Christian Brothers Academy also offers courses for college credit through local colleges and universities. The school offers Advertising I, Principles of Marketing, Accounting I, Advanced Algebra and Topics, Advanced Algebra, Music Theory, Advanced Computer Applications, and CMPT 115 (Introduction to Business Analytics with Microsoft Excel) through Hudson Valley Community College's "College in the High School" program. Through the University at Albany's "University in the High School" program, CBA offers Spanish V (which also can be taken for AP credit), Spanish IV, and pre-calculus.

== Athletics ==

Christian Brothers Academy participates in athletics under the guidelines of Section II and the New York Public High School Athletic Association. Christian Brothers Academy formerly participated in the Big 10 athletic league until its disbanding in 2014. Christian Brothers Academy joined the Suburban Council in the 2015–2016 school year. CBA's athletics program is classified by Section II as a "Class AA" school, the highest classification in New York State.

CBA offers numerous athletic teams at the varsity, junior varsity, freshman, and modified levels.

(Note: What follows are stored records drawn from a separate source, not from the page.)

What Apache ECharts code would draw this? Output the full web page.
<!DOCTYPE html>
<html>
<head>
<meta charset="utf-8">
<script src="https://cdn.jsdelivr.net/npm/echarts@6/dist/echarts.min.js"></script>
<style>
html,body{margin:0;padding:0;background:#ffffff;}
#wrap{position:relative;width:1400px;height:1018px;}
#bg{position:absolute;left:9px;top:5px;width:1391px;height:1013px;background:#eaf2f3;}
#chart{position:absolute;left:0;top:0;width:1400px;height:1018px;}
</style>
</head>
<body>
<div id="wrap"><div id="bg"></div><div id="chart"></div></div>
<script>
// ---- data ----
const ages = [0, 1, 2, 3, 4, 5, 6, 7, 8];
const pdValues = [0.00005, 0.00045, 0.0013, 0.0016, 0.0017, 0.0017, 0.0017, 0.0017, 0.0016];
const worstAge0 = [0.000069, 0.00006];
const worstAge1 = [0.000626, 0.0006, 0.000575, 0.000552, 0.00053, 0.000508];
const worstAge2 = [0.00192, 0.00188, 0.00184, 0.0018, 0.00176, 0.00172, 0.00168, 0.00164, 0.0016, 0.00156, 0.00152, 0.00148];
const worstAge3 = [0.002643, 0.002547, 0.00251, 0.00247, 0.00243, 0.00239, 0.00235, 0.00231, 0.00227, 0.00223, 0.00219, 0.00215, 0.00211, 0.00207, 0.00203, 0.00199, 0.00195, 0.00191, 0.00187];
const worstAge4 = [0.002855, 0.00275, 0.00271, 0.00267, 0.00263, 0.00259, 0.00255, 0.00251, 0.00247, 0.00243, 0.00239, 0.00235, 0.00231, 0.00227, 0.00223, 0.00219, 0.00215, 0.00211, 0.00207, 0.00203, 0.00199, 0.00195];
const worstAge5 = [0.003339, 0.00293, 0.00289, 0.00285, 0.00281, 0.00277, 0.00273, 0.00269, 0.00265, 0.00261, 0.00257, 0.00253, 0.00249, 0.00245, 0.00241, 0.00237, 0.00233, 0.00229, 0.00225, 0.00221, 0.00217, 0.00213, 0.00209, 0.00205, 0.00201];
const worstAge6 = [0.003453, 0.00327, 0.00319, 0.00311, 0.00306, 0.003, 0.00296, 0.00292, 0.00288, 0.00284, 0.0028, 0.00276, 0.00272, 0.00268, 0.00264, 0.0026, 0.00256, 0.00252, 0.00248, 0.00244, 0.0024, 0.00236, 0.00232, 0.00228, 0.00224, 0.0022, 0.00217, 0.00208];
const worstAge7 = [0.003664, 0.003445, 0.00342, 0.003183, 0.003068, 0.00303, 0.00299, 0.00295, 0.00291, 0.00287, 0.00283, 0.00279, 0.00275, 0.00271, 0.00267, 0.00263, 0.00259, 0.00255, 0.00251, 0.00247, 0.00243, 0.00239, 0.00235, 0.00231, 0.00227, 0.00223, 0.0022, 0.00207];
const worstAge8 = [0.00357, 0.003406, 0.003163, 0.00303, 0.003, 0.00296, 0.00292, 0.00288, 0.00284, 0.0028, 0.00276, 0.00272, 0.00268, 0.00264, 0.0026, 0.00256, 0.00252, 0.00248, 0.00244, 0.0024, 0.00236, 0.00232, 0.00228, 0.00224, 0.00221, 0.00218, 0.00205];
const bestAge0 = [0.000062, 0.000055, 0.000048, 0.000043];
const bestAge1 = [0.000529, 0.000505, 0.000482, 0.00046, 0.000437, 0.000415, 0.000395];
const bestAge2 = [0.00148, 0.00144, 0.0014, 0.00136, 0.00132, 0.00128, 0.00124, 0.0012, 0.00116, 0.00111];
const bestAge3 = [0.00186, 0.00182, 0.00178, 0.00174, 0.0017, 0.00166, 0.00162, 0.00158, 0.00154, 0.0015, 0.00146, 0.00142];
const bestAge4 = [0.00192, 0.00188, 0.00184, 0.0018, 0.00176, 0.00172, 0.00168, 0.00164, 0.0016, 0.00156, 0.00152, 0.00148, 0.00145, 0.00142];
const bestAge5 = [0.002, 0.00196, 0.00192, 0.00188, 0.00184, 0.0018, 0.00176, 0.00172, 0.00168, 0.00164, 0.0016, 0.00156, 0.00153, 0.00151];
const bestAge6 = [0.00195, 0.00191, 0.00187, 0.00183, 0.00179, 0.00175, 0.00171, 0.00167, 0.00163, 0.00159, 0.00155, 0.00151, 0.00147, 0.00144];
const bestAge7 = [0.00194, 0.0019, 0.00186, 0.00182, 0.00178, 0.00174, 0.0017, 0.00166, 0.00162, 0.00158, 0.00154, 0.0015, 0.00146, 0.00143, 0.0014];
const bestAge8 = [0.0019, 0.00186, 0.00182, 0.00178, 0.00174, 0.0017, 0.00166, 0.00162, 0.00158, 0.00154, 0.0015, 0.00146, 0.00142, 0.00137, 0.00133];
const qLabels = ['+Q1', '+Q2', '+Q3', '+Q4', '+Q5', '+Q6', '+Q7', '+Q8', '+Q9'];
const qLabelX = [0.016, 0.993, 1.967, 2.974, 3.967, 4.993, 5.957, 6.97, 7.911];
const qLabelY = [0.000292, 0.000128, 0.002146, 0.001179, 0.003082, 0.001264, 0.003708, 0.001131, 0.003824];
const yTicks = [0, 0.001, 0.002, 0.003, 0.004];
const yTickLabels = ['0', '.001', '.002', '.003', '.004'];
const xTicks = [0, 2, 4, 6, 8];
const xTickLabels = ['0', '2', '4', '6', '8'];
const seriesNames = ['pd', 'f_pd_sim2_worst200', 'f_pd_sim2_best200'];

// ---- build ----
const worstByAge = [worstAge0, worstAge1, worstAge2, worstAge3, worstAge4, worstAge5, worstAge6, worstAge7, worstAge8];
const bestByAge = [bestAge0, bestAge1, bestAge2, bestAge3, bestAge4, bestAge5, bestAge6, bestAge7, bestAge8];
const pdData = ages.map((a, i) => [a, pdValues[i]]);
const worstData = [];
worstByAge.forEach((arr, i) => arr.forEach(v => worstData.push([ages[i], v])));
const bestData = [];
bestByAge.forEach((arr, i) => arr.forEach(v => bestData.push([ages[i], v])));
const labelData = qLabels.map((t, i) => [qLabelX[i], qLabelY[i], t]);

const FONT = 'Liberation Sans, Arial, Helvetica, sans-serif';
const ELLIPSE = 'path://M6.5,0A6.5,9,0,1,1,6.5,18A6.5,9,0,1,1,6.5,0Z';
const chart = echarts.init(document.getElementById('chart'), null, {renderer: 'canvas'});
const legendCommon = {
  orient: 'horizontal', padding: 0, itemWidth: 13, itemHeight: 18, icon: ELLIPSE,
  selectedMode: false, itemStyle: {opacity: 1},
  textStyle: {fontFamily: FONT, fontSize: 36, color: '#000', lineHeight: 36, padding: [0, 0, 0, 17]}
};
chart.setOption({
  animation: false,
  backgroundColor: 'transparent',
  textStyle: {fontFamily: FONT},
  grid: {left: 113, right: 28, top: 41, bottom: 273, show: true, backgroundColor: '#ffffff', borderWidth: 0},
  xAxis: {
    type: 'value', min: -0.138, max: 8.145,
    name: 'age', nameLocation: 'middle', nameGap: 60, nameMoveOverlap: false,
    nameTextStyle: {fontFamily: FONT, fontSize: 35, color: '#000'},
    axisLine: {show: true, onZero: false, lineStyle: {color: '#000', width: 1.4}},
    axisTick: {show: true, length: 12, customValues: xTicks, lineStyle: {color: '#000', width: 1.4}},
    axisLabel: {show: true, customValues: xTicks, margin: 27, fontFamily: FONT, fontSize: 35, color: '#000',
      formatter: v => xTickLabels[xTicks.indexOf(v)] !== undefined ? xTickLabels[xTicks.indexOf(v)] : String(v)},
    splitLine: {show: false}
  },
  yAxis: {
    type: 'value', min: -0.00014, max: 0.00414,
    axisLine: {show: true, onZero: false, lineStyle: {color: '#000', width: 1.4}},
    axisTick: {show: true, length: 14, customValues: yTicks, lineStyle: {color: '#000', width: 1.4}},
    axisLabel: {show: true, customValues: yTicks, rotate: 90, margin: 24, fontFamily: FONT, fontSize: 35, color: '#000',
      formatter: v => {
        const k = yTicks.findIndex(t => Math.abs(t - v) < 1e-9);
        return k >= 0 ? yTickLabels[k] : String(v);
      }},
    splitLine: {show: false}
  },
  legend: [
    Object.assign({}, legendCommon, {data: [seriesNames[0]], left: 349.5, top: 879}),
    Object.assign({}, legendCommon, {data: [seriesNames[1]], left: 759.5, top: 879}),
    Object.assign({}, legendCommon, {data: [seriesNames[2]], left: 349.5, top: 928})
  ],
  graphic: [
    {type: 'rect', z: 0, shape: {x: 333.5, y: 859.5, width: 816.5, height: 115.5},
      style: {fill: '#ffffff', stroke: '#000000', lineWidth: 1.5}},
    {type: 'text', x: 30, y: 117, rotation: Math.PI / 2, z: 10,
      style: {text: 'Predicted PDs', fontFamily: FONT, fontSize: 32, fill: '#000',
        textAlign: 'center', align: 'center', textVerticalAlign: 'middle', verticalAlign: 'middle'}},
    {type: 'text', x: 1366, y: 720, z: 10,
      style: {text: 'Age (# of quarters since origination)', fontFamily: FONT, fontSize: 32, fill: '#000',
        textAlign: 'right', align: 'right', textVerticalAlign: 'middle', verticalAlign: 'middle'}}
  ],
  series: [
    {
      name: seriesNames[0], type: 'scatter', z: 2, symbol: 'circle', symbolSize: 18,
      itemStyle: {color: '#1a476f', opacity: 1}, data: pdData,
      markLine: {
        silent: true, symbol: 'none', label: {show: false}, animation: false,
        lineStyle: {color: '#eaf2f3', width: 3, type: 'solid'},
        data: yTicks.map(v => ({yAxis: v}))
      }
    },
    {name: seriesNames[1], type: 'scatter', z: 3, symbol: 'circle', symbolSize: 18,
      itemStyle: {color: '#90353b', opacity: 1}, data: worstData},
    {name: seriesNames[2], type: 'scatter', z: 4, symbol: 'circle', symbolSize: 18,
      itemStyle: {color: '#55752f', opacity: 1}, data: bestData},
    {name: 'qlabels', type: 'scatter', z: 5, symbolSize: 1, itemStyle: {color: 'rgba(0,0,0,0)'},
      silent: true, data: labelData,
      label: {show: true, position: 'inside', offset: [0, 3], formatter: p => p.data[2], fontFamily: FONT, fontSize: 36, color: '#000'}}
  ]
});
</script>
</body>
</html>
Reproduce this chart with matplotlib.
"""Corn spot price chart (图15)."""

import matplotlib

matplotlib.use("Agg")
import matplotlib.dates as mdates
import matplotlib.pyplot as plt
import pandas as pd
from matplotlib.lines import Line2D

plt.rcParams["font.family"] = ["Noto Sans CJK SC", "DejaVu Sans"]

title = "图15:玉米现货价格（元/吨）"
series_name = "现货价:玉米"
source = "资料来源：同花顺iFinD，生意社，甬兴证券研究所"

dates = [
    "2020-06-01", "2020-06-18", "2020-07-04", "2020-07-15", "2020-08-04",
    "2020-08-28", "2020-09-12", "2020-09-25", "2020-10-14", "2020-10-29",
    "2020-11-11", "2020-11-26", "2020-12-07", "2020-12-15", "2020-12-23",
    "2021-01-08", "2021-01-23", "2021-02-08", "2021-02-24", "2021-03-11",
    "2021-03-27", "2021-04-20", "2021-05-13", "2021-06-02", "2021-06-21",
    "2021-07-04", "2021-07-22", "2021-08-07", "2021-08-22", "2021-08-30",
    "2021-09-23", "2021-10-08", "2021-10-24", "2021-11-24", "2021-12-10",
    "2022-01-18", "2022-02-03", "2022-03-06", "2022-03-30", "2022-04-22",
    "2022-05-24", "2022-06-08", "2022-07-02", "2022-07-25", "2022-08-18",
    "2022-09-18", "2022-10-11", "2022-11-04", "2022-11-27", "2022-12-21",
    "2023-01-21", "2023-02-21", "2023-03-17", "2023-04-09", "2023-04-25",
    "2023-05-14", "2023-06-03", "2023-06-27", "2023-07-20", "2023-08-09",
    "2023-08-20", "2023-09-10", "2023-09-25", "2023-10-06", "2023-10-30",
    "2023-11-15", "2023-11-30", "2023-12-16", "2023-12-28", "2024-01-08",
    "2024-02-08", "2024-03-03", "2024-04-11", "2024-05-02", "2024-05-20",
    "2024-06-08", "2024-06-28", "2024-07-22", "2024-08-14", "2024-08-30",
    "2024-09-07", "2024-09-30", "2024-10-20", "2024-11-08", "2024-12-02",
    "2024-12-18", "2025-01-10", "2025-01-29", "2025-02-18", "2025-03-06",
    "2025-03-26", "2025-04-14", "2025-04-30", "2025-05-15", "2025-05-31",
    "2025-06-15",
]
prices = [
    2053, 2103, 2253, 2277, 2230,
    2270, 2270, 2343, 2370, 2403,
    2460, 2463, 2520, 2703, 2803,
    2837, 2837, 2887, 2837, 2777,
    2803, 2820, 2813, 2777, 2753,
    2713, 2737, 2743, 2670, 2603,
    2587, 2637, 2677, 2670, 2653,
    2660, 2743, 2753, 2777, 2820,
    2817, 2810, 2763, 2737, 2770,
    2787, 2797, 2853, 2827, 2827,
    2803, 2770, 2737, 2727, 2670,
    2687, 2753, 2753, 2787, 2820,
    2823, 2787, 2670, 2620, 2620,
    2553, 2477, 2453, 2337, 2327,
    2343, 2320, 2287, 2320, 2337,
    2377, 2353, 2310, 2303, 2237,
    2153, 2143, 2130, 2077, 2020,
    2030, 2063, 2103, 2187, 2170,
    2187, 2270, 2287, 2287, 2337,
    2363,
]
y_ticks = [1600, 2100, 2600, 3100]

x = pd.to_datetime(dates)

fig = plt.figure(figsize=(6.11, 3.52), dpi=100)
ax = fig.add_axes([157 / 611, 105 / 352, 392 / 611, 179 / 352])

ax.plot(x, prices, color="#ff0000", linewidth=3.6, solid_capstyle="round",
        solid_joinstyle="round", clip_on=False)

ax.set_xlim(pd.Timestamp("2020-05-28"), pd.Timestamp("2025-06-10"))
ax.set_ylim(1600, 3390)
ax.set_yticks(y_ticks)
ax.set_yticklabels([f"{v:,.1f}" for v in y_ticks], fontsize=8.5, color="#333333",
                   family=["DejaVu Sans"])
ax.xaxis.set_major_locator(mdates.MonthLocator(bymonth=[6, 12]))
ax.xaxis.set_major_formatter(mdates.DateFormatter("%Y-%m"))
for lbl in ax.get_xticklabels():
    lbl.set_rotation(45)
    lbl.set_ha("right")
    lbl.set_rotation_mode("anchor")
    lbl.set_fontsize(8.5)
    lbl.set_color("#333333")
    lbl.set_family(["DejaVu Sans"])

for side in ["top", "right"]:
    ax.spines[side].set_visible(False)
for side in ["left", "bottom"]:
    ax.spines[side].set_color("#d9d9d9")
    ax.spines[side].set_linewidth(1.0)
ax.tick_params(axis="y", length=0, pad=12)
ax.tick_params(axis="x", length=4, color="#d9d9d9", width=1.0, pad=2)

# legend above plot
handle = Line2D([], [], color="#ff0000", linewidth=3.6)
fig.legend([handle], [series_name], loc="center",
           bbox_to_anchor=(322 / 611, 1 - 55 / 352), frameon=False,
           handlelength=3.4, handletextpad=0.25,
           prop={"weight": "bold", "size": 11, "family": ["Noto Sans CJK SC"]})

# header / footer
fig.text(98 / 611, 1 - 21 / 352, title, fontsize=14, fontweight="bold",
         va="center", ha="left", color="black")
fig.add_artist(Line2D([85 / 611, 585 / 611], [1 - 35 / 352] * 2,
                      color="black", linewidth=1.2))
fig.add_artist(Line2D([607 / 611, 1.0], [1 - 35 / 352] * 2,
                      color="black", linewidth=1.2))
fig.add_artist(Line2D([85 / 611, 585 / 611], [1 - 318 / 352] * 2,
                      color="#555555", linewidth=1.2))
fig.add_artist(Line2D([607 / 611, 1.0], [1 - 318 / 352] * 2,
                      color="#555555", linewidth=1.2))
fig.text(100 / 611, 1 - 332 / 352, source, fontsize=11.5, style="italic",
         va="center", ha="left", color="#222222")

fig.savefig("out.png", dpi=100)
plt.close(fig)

CYO basketball is also offered for the middle school.

Sports Offered
| Fall | Winter | Spring |
|---|---|---|
| Football | Basketball | Baseball |
| Golf | Ice Hockey | Lacrosse |
| Cross Country | Indoor Track & Field | Outdoor Track & Field |
| Soccer | Bowling | Tennis |
| Volleyball | Swimming |  |
|  | Wrestling |  |

== Student population ==

Christian Brothers Academy Enrollment
| School Year | Enrollment |
|---|---|
| 2017–2018 | 553 |
| 2018–2019 | 549 |
| 2019–2020 | 540 |
| 2020–2021 | 554 |
| 2021–2022 | 560 |
| 2022–2023 | 565 |
| 2023–2024 | 570 |
| 2024-2025 | 570 |

CBA's students come from a large geographic area. As of the 2023–2024 school year, CBA has an enrollment of over 570 students who represent 49 different school districts. Approximately 1/4th of its students live in cities, and 3/4ths of its students come from suburban areas. Some travel upwards of 50 miles to be a part of the CBA community and the CBA tradition. As of September 2021, the four largest districts of residence by enrollment were Shenendehowa, South Colonie, North Colonie, and Albany. Students from these four districts make up at least half of the school's total enrollment.

== Notable alumni yes ==
- Ronald Canestrari - New York State Assembly member
- RIchard Jude Ciccolella - television and film actor and singer
- Vincent J. Donehue - theater director
- William Kennedy - author
- Jordan King - basketball player
- Edward A. Maher - mayor of Albany
- Harry Marra - track and field coach
- John McEneny - member of the New York State Assembly (1992–2012) and historian
- William D. Mulholland - banker
- Howard C. Nolan Jr. - member of New York State Senate from 1975 to 1994
- John W. Pauly - U.S. Air Force general; 1978-80: commander-in-chief, United States Air Forces in Europe
- Joseph T. Ryan - archbishop (1966–75) of the Roman Catholic Archdiocese of Anchorage, then archbishop (1985–91) for the Military Services (Military Ordinate)
- Joe Tessitore - sportscaster
- Joe Vellano - NFL defensive tackle

== Campus locations ==

| Location | Years |
|---|---|
| Western Turnpike | 1859-1862 |
| Lydius Street | 1862-1868 |
| Beaver Street | 1868-1877 |
| Madison Avenue | 1877-1886 |
| Lodge Street | 1886-1939 |
| De La Salle Road | 1939-1998 |
| Airline Drive | 1998–present |

== Accreditation ==
The school is accredited by the New York State Board of Regents, the Middle States Association of Colleges and Schools, and the high school JROTC program is designated as an "Honor Unit With Distinction" by the United States Department of the Army.